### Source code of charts
-=-=-
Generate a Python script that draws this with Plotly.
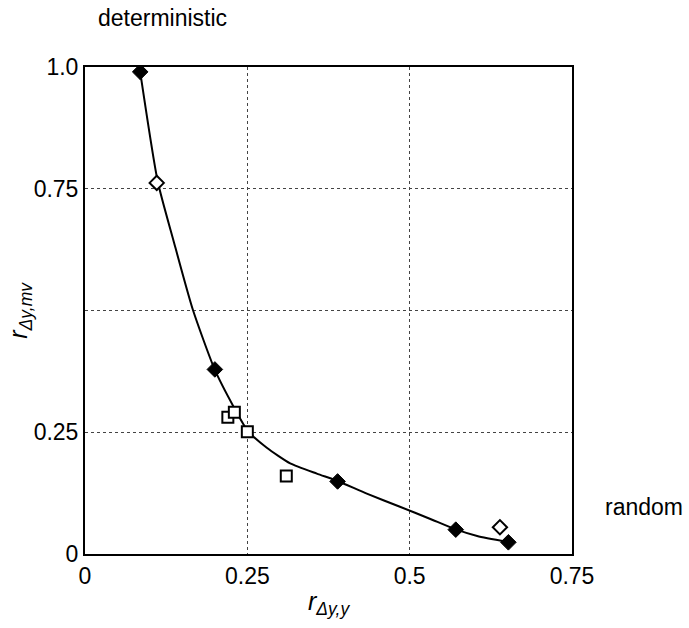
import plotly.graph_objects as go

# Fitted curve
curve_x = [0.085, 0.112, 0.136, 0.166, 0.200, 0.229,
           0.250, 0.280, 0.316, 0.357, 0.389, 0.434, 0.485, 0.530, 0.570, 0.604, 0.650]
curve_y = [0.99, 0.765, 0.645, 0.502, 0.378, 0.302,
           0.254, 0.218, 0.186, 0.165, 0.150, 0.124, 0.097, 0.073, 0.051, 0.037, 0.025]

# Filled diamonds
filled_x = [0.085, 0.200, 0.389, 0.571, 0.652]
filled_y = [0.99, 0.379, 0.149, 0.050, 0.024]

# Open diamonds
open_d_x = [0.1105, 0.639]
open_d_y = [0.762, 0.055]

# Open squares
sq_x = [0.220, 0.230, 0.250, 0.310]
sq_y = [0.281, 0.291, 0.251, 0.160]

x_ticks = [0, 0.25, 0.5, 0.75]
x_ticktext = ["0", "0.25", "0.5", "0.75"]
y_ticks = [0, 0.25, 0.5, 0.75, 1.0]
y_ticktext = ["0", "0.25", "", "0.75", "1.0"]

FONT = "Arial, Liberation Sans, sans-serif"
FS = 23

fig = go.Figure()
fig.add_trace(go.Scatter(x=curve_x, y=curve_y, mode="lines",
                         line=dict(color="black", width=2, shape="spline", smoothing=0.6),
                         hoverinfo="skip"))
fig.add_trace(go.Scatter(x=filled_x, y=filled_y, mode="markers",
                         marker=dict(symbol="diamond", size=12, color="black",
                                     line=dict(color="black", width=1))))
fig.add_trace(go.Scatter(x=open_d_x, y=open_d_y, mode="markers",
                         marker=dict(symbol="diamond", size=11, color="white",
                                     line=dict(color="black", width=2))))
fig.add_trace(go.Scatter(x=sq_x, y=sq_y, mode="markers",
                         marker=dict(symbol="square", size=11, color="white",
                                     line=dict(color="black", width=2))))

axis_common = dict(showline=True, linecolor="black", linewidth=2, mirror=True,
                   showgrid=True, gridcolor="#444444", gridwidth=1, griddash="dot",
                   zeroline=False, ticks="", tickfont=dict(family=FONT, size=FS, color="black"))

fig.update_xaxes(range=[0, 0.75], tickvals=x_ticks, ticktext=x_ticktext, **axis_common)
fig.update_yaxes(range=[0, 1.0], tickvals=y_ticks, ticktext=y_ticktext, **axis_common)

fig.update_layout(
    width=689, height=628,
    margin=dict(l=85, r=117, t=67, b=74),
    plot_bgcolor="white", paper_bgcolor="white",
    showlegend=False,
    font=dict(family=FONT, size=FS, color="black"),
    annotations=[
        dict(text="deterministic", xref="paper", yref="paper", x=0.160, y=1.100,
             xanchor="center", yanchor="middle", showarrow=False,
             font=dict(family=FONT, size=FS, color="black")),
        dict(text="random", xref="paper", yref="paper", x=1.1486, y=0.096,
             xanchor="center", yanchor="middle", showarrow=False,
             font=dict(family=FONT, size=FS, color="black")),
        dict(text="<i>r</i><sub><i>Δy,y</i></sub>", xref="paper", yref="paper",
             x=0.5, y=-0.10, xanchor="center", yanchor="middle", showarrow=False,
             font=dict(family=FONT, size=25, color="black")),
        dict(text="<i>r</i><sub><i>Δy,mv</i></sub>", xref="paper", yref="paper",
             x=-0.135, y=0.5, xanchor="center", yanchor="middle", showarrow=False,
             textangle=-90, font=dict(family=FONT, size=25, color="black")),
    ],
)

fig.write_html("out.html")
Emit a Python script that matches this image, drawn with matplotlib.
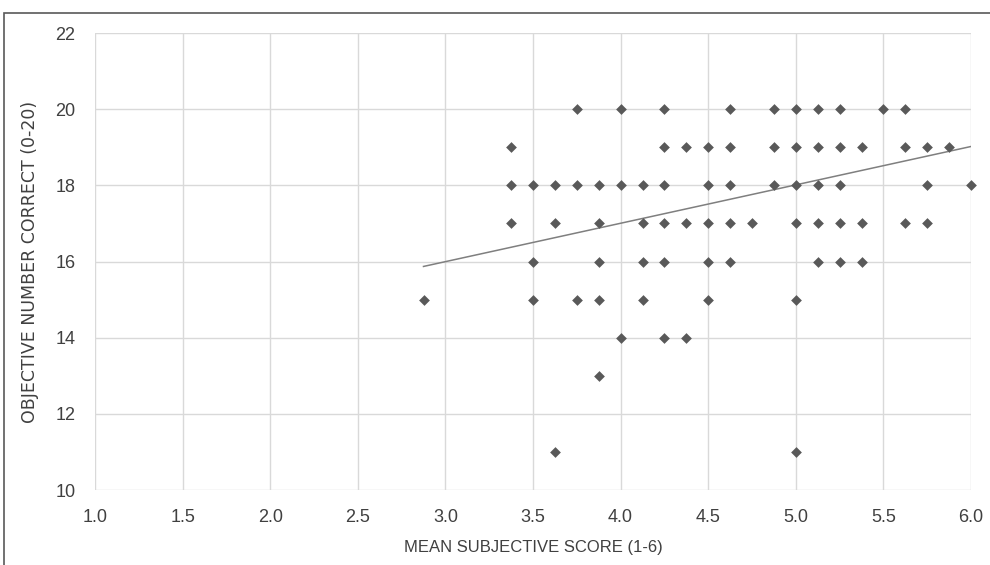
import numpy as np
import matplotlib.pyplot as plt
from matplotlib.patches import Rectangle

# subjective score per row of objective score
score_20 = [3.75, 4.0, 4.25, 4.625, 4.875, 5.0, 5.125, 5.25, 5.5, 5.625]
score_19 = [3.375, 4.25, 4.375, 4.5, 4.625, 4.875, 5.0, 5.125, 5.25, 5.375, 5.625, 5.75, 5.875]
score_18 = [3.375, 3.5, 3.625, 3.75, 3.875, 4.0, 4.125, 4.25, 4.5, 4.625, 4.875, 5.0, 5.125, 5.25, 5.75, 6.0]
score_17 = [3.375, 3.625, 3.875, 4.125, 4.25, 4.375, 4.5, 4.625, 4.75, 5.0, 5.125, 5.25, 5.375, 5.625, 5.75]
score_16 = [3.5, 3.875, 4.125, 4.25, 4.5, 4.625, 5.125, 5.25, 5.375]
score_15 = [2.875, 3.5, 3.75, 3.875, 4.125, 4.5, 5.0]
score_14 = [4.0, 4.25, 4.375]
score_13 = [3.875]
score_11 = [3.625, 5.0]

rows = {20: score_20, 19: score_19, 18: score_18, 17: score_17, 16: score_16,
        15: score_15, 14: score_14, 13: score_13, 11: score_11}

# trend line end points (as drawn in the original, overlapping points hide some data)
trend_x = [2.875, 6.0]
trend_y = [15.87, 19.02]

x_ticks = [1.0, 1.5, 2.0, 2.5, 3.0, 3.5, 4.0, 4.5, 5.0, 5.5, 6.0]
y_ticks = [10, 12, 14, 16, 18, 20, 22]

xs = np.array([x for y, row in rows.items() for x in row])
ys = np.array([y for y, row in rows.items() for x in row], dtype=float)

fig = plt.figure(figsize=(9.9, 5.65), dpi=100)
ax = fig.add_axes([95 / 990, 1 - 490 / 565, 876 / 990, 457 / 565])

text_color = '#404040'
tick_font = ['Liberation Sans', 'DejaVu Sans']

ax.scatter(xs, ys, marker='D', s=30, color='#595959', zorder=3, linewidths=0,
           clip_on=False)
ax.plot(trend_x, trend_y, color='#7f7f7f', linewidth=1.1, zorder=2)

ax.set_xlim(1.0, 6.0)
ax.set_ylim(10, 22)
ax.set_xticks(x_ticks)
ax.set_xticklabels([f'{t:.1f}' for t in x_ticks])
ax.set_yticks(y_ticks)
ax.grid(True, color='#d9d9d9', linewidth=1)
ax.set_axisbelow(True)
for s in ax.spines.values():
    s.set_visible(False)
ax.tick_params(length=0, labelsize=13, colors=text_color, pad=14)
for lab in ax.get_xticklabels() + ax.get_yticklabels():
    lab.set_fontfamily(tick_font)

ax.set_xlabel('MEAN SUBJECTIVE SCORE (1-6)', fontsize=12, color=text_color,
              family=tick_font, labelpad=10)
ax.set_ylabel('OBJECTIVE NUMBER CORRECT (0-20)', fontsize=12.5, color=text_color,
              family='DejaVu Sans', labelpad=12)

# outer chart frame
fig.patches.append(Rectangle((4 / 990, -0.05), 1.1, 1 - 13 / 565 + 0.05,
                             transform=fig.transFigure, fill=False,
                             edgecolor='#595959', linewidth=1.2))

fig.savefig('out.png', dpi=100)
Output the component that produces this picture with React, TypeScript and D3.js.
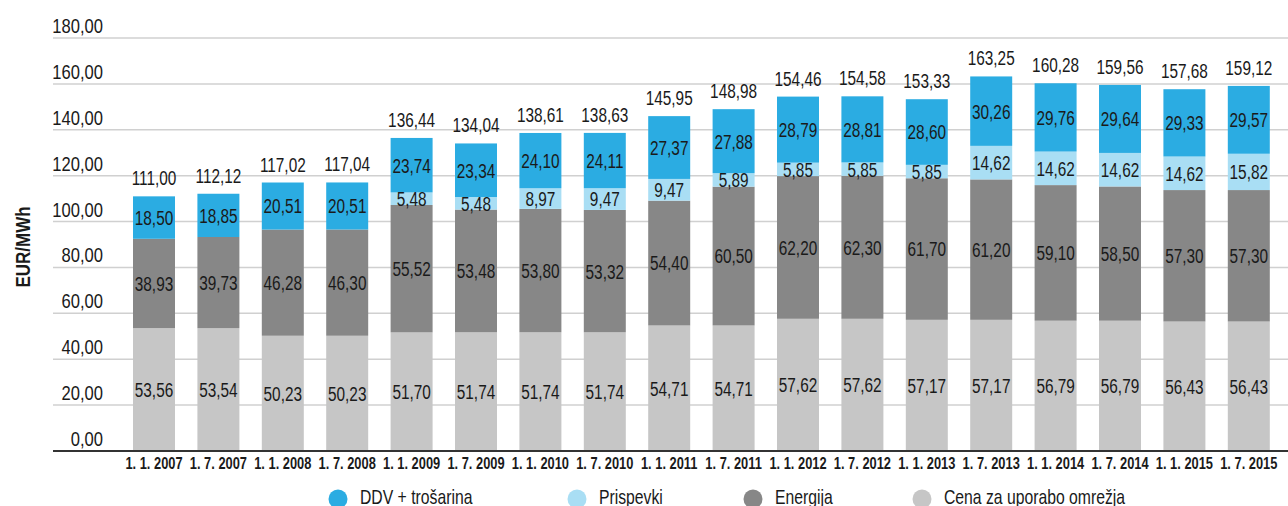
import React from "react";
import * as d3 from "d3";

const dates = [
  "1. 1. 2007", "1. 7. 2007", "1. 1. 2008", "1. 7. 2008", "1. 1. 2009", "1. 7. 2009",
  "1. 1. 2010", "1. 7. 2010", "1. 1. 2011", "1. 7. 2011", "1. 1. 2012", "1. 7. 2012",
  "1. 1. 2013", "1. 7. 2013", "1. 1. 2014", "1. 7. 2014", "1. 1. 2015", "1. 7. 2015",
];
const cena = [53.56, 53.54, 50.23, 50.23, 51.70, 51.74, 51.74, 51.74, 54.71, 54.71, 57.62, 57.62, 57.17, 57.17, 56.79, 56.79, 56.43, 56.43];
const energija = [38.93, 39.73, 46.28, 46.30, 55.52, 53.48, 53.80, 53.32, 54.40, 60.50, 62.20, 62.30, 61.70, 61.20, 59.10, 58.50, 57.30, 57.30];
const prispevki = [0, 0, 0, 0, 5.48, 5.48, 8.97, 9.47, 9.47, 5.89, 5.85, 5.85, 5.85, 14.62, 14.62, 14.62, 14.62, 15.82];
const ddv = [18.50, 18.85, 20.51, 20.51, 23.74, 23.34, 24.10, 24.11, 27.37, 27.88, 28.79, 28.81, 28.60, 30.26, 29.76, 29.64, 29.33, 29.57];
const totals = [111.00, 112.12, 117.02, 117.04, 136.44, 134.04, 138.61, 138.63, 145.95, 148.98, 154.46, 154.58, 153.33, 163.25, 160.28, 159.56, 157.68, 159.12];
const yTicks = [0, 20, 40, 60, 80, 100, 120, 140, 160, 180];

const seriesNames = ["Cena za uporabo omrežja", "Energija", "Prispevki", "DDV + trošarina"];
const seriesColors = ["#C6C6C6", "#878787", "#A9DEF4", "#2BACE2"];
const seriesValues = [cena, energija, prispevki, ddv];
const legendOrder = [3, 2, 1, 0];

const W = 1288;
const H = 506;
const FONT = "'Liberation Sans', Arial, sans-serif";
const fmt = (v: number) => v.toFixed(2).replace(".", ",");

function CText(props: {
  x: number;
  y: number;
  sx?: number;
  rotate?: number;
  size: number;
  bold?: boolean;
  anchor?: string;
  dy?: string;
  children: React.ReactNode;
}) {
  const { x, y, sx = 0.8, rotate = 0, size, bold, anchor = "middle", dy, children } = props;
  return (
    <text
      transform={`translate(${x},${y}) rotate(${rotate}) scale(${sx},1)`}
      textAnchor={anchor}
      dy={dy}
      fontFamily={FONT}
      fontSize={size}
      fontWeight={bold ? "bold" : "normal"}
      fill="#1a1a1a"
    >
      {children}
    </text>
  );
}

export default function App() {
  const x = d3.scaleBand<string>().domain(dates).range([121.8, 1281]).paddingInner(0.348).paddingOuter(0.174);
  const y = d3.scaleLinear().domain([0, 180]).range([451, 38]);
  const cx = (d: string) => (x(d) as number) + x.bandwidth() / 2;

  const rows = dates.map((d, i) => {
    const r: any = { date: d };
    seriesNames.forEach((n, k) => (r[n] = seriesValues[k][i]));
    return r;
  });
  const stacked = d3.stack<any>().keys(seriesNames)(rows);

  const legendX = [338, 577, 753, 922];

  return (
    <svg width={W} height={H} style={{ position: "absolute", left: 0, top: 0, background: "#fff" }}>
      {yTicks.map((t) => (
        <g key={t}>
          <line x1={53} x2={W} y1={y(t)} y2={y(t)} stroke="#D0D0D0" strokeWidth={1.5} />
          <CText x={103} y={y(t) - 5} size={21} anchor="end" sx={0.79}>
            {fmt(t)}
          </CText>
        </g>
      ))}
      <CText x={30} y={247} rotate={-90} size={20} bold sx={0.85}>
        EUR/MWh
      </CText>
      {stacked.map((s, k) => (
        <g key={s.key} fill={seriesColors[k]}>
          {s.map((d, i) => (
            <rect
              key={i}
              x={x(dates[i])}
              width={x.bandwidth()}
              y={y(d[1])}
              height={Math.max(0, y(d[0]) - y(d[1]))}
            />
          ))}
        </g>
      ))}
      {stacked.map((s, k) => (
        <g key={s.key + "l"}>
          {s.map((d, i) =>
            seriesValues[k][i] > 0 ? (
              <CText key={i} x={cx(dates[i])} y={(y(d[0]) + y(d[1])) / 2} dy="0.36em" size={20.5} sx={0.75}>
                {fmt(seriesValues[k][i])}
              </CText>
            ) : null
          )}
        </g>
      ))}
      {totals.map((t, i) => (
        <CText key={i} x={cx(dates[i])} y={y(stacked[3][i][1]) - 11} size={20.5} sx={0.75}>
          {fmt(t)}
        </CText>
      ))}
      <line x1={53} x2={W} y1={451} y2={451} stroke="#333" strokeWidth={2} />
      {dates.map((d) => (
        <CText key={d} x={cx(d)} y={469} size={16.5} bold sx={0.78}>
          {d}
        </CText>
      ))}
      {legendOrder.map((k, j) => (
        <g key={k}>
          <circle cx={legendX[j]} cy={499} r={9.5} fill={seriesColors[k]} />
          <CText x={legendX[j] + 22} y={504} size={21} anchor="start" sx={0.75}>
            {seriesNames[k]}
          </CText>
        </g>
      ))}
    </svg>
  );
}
-=-=-
Write out the lines running from the one that contains "Emit a Python" through the one that contains "color='#7f7f7f', linewidth=1.1, zorder=2)", ends included, and nothing else. Pictures stay out of the copy.

### Worked solution
Emit a Python script that matches this image, drawn with matplotlib.
import numpy as np
import matplotlib.pyplot as plt
from matplotlib.patches import Rectangle

# subjective score per row of objective score
score_20 = [3.75, 4.0, 4.25, 4.625, 4.875, 5.0, 5.125, 5.25, 5.5, 5.625]
score_19 = [3.375, 4.25, 4.375, 4.5, 4.625, 4.875, 5.0, 5.125, 5.25, 5.375, 5.625, 5.75, 5.875]
score_18 = [3.375, 3.5, 3.625, 3.75, 3.875, 4.0, 4.125, 4.25, 4.5, 4.625, 4.875, 5.0, 5.125, 5.25, 5.75, 6.0]
score_17 = [3.375, 3.625, 3.875, 4.125, 4.25, 4.375, 4.5, 4.625, 4.75, 5.0, 5.125, 5.25, 5.375, 5.625, 5.75]
score_16 = [3.5, 3.875, 4.125, 4.25, 4.5, 4.625, 5.125, 5.25, 5.375]
score_15 = [2.875, 3.5, 3.75, 3.875, 4.125, 4.5, 5.0]
score_14 = [4.0, 4.25, 4.375]
score_13 = [3.875]
score_11 = [3.625, 5.0]

rows = {20: score_20, 19: score_19, 18: score_18, 17: score_17, 16: score_16,
        15: score_15, 14: score_14, 13: score_13, 11: score_11}

# trend line end points (as drawn in the original, overlapping points hide some data)
trend_x = [2.875, 6.0]
trend_y = [15.87, 19.02]

x_ticks = [1.0, 1.5, 2.0, 2.5, 3.0, 3.5, 4.0, 4.5, 5.0, 5.5, 6.0]
y_ticks = [10, 12, 14, 16, 18, 20, 22]

xs = np.array([x for y, row in rows.items() for x in row])
ys = np.array([y for y, row in rows.items() for x in row], dtype=float)

fig = plt.figure(figsize=(9.9, 5.65), dpi=100)
ax = fig.add_axes([95 / 990, 1 - 490 / 565, 876 / 990, 457 / 565])

text_color = '#404040'
tick_font = ['Liberation Sans', 'DejaVu Sans']

ax.scatter(xs, ys, marker='D', s=30, color='#595959', zorder=3, linewidths=0,
           clip_on=False)
ax.plot(trend_x, trend_y, color='#7f7f7f', linewidth=1.1, zorder=2)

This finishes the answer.